Indonesia juga sangat prihatin dengan klaim sembilan garis putus-putus Cina atau klaim atas perairan yang berdekatan dengan Spratly, Klaim tersebut akan tumpang tindih dengan perairan Pulau Natuna, titik dasar sistem garis dasar kepulauan Indonesia sebagaimana ditentukan dalam Peraturan. No. 37 Tahun 2008. Meningkatnya insiden baru-baru ini antara kapal polisi Indonesia di laut dan kapal nelayan Cina di perairan ini pada Januari 2020 mencerminkan kecemasan dengan nyata.

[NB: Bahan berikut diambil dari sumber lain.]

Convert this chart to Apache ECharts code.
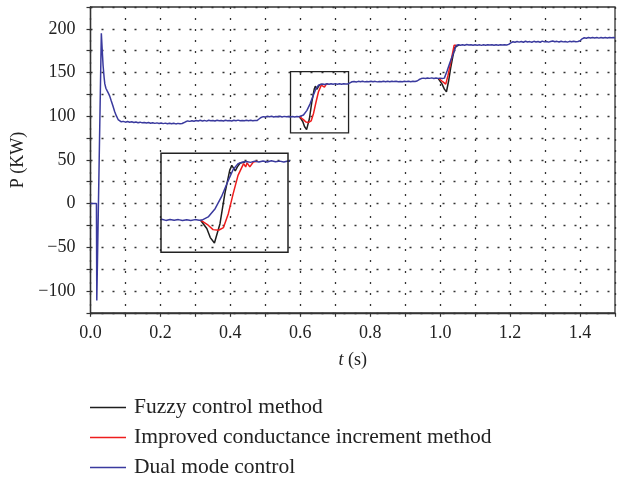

Posisi Nine Dash Line Di Lingkup Hukum Internasional

UNITED NATIONS

Di bawah Konvensi PBB tentang Hukum Laut (UNCLOS), yang dinegosiasikan pada 1970-an dan 1980-an, negara-negara dapat mengklaim hak eksklusif atas ikan dan sumber daya mineral di dalam Zona Ekonomi Eksklusif, yang dapat diperpanjang 200 mil laut dari garis pantai kontinental atau sekitar pulau-pulau yang dapat mendukung tempat tinggal. Tidak ada ketentuan dalam konvensi yang memberikan hak atas perairan, seperti di Laut Cina Selatan, tanpa memperhatikan hak berdaulat di darat. Jadi sudah lama tersirat dalam interpretasi AS tentang UNCLOS bahwa klaim atas sumber daya mineral dan ikan di Laut Cina Selatan, kecuali jika mereka terkait dengan pulau-pulau tertentu yang dapat dihuni, adalah tidak sah.

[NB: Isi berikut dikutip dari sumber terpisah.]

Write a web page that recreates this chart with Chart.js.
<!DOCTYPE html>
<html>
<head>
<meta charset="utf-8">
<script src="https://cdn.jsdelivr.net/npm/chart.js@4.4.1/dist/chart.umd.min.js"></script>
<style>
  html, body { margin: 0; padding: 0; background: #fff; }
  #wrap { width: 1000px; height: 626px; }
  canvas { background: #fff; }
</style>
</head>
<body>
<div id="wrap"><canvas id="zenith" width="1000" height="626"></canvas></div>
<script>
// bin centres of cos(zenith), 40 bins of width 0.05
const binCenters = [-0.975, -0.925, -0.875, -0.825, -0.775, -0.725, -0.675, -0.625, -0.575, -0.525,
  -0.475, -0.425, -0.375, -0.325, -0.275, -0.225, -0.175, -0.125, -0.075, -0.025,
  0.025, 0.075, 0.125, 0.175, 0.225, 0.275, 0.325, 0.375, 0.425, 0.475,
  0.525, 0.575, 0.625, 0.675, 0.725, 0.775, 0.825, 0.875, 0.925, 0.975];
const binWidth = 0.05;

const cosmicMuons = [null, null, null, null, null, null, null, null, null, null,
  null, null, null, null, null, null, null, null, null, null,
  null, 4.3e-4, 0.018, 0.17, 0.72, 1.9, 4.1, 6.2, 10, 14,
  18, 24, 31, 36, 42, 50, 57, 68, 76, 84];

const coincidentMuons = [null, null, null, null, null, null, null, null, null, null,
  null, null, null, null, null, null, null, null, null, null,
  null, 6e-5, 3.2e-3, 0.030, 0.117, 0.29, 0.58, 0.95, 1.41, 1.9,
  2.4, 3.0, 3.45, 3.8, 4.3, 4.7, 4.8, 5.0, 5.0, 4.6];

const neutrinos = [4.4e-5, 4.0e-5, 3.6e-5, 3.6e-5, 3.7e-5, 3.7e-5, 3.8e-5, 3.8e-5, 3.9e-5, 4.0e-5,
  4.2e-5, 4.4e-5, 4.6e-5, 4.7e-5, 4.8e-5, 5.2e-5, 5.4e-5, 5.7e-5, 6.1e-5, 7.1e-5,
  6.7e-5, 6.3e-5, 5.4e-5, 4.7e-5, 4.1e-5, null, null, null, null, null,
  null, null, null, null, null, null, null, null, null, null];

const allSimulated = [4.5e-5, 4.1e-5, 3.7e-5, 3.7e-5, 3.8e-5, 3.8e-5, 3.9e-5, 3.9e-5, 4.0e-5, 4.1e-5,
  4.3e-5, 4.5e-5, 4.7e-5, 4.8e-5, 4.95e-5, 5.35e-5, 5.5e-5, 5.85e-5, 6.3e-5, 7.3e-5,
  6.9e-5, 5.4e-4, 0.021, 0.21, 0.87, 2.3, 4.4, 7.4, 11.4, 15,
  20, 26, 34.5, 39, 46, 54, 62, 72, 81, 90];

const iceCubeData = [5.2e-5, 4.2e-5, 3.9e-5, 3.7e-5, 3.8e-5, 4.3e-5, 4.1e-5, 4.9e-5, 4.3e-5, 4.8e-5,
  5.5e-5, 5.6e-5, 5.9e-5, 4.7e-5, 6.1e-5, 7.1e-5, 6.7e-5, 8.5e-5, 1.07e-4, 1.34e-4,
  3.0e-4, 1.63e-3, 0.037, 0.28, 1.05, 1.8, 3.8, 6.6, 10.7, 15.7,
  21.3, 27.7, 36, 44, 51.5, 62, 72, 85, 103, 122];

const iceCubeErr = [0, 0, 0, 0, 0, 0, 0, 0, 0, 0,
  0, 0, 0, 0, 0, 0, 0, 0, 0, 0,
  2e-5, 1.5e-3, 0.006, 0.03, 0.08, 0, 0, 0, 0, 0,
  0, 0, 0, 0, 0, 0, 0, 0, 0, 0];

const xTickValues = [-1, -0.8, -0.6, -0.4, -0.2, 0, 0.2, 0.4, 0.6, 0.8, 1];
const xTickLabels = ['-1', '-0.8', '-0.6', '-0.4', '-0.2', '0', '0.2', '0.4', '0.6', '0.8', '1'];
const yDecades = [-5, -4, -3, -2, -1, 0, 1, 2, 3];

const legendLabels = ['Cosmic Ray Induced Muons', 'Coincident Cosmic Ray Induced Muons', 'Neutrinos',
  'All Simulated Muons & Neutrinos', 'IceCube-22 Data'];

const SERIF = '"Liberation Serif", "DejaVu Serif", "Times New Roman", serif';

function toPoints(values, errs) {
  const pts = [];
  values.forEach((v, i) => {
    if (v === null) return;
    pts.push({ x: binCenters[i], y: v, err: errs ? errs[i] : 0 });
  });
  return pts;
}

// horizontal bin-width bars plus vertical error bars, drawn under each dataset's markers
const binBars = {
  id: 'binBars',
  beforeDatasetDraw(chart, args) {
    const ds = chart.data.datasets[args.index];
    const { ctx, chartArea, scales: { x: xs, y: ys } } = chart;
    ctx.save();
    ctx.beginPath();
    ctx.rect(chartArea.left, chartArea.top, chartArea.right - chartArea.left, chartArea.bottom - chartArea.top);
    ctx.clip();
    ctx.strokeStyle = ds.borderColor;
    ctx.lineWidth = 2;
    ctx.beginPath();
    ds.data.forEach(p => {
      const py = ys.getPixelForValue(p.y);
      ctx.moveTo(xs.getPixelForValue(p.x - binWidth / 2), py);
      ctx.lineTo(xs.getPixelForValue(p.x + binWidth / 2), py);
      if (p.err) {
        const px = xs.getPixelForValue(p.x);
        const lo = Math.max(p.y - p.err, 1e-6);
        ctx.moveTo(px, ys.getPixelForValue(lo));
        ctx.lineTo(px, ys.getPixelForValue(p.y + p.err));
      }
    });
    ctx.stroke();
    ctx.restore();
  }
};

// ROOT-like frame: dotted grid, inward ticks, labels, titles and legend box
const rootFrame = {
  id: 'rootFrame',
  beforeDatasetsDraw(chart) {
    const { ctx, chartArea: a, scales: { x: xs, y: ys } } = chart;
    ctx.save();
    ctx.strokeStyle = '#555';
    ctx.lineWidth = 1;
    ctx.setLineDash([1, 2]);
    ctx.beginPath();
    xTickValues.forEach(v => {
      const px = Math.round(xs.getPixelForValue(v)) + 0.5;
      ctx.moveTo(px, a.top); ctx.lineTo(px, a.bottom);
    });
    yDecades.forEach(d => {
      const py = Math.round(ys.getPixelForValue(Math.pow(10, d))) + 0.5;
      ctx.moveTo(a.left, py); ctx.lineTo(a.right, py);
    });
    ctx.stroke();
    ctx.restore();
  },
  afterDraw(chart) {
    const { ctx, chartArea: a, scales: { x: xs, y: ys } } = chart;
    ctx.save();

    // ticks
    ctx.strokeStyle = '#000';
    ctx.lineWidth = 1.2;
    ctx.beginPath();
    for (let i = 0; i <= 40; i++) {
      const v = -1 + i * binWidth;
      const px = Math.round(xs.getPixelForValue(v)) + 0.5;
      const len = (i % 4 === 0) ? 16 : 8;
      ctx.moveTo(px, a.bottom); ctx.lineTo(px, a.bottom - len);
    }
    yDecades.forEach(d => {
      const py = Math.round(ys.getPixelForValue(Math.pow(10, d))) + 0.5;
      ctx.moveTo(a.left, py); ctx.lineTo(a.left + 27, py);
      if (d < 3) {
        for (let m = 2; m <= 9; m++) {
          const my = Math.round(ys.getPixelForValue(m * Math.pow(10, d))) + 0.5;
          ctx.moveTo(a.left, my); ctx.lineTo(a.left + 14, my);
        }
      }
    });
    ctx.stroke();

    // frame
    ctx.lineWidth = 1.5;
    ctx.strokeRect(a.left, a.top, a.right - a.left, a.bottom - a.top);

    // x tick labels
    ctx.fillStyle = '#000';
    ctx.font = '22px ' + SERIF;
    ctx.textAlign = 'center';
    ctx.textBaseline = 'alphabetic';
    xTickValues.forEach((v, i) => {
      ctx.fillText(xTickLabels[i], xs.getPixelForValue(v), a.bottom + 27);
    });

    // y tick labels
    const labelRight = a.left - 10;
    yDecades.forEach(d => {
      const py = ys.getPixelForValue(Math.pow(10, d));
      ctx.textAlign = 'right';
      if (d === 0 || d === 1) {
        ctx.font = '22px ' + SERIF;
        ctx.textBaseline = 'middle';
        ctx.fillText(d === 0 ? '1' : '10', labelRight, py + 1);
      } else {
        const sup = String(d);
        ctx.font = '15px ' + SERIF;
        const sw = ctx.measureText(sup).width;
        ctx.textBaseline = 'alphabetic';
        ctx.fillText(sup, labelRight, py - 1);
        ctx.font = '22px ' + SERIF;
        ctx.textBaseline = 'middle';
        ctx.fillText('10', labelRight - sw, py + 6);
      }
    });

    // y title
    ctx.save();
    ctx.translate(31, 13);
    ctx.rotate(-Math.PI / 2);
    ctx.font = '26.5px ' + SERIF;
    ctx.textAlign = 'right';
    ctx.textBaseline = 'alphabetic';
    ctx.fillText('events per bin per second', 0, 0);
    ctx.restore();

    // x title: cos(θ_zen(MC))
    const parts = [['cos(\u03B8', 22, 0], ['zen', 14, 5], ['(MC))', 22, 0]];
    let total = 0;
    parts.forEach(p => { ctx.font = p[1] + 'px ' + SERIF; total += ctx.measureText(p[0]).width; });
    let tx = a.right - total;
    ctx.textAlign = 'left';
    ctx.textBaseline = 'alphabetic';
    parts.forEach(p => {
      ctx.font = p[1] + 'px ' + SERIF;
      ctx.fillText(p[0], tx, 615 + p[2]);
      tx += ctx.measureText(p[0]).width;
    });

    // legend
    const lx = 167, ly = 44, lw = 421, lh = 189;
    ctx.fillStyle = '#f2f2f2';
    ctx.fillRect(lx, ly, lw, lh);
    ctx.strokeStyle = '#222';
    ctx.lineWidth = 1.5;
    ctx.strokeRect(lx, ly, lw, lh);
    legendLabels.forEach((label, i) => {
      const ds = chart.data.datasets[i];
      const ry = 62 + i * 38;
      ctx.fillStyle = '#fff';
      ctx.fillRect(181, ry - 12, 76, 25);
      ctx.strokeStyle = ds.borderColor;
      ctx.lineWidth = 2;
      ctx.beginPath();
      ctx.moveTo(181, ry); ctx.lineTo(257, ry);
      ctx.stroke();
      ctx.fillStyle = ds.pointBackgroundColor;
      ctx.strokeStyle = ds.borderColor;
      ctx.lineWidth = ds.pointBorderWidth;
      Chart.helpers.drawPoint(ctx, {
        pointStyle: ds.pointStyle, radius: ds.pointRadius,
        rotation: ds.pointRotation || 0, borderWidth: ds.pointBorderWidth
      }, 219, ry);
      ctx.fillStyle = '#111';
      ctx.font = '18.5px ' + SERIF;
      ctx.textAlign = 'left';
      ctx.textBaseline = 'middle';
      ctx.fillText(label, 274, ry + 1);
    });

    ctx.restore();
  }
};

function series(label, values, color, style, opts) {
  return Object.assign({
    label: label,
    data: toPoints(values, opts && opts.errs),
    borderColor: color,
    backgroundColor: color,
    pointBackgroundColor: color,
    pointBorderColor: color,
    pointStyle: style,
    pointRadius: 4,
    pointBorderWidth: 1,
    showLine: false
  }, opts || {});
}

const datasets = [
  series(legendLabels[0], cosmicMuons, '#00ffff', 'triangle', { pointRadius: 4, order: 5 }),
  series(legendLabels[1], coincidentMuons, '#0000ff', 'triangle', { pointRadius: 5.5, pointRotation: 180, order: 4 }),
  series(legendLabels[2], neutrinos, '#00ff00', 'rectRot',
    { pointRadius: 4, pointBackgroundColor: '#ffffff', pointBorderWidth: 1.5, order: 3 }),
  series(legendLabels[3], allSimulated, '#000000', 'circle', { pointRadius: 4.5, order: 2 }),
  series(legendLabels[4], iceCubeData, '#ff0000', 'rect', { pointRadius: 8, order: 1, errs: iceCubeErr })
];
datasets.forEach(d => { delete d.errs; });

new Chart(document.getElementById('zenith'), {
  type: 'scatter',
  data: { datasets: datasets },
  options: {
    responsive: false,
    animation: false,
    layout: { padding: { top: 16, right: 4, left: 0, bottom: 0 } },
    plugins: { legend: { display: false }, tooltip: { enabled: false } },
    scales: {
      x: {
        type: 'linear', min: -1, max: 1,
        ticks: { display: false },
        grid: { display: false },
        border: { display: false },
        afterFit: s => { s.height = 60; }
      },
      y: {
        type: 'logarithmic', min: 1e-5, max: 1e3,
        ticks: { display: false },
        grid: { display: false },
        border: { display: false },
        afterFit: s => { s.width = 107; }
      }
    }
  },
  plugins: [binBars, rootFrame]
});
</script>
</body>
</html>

Pada tahun 2016, pengadilan internasional sebenarnya telah memutuskan bahwa klaim historis Cina yang digunakan untuk membenarkan 9 garis putus-putus ini tidak berdasar (PCA Case No 2013-19 112). Oleh karena itu, deklarasi kepemilikan Cina mengenai wilayah di dalam ZEE negara mana pun melalui preseden sejarah sepenuhnya melanggar hukum. Satu-satunya klaim yang sah dari Cina atas wilayah di dalam ZEE adalah melalui status teknis fitur daratan yang mereka tempati. Misalnya, pulau-pulau buatan yang dibangun Cina di atas terumbu Subi, Gaven, dan Fiery Cross berada di area di luar ZEE negara bagian mana pun di Laut Cina Selatan.

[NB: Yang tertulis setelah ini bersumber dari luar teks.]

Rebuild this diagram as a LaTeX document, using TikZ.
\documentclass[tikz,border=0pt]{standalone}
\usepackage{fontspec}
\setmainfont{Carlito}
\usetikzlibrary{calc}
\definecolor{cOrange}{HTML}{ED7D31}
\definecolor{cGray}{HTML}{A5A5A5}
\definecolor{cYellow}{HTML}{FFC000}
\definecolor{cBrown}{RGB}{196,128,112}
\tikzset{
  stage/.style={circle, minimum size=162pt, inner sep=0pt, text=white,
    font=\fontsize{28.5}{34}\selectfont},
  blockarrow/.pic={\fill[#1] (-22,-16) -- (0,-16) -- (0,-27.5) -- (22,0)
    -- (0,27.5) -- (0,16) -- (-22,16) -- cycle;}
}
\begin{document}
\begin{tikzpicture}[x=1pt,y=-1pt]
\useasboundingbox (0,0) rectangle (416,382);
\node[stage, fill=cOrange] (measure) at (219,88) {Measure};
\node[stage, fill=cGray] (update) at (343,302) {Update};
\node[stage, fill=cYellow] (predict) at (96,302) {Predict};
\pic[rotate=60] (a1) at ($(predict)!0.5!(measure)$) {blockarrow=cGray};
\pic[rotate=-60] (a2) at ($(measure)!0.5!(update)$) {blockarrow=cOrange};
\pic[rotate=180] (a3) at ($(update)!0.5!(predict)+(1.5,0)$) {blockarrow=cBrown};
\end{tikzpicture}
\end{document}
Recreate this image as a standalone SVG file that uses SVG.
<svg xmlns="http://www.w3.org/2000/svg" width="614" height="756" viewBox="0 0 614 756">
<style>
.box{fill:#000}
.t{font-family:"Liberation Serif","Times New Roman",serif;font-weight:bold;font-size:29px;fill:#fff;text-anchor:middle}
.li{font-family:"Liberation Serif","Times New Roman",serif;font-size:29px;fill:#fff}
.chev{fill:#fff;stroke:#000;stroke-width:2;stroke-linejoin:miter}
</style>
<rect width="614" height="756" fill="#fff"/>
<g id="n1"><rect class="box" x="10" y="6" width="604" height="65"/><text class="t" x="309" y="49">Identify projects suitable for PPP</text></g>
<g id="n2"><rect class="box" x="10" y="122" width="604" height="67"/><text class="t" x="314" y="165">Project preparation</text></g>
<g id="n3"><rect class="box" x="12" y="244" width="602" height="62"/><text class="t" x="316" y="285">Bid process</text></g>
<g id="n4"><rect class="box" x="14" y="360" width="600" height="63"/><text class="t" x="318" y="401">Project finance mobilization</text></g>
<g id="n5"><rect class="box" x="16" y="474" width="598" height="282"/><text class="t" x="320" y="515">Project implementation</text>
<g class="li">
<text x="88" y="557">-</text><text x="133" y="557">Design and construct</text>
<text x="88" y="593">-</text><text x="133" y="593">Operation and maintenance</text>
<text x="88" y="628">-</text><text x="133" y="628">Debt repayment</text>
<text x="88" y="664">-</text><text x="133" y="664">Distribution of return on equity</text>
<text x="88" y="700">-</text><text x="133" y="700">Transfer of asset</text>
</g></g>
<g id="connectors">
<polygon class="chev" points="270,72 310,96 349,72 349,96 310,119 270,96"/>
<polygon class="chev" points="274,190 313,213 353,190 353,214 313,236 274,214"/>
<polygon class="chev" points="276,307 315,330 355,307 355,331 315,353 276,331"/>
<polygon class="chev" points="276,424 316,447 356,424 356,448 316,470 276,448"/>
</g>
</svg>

Cina juga tengah menguapayakan klaim atas wilayah tersebut dengan membangun reklamasi dan pulau buatan. Namun pengadilan memutuskan Cina tidak berhak atas laut teritorial 12 mil laut (22,2 km), karena tidak layak huni dalam bentuk aslinya. Dengan demikian, kebebasan navigasi dan penerbangan diperbolehkan di area tersebut. Pengadilan juga menetapkan ZEE Malaysia, Brunei, Indonesia dan Vietnam, meningkatkan posisi negara-negara ini dalam kaitannya dengan Cina di Laut  Cina Selatan.